The paradox? Higher costs are likely to reinforce AI’s perceived value.
“Scarcity always fuels demand,” said Snyder. “The irony here is by making interest infrastructure more expensive, tariffs validate the value of AI. If companies are willing to pay more to access compute and GPU, it means that AI is essential, not optional.”
AI goes local
The virtue of buying American-made goods may drive Trump’s trade wars—but in AI, it’s accelerating a shift toward sovereignty where governments and platforms are likely to double down on regional models and data localization.
For global brands, this changes everything—from data compliance to creative deployment.
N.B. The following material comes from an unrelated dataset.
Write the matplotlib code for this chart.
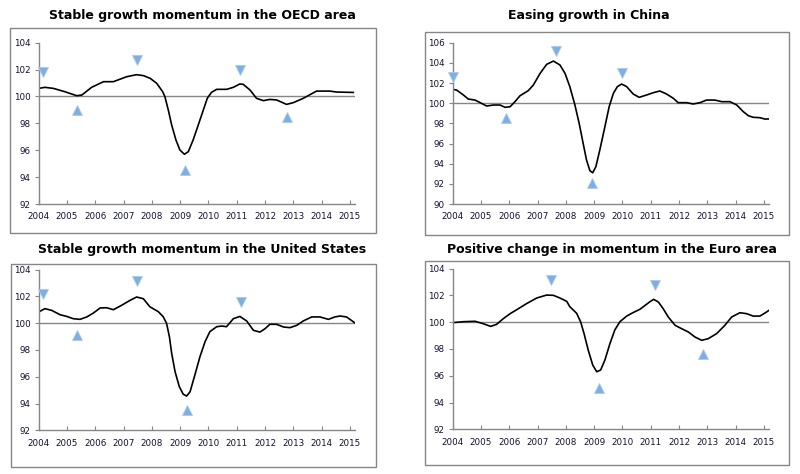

AI won’t scale across borders as smoothly as it used to, which means marketing teams must start thinking—and investing—regionally, according to Snyder.
“The ability for brands to own and control their own models is a pertinent thing coming out from this,” Cowling added.
Delay in AI advancement
Many of the companies leading the AI race are also major players in hardware: think Meta’s smart glasses and Apple’s on-device AI. Persistent tariffs on essential infrastructure components will only increase the cost of building this infrastructure, putting further strain on already thin AI margins.
“Simply put, scaling up AI is about to get even more expensive and harder to justify,” said Jacob Bourne, analyst, connectivity & tech briefings, Emarketer.
While AI companies were reducing costs and improving efficiency, tariffs threaten to undo those advances.
“That’s going to hinder AI advancement broadly,” Bourne added.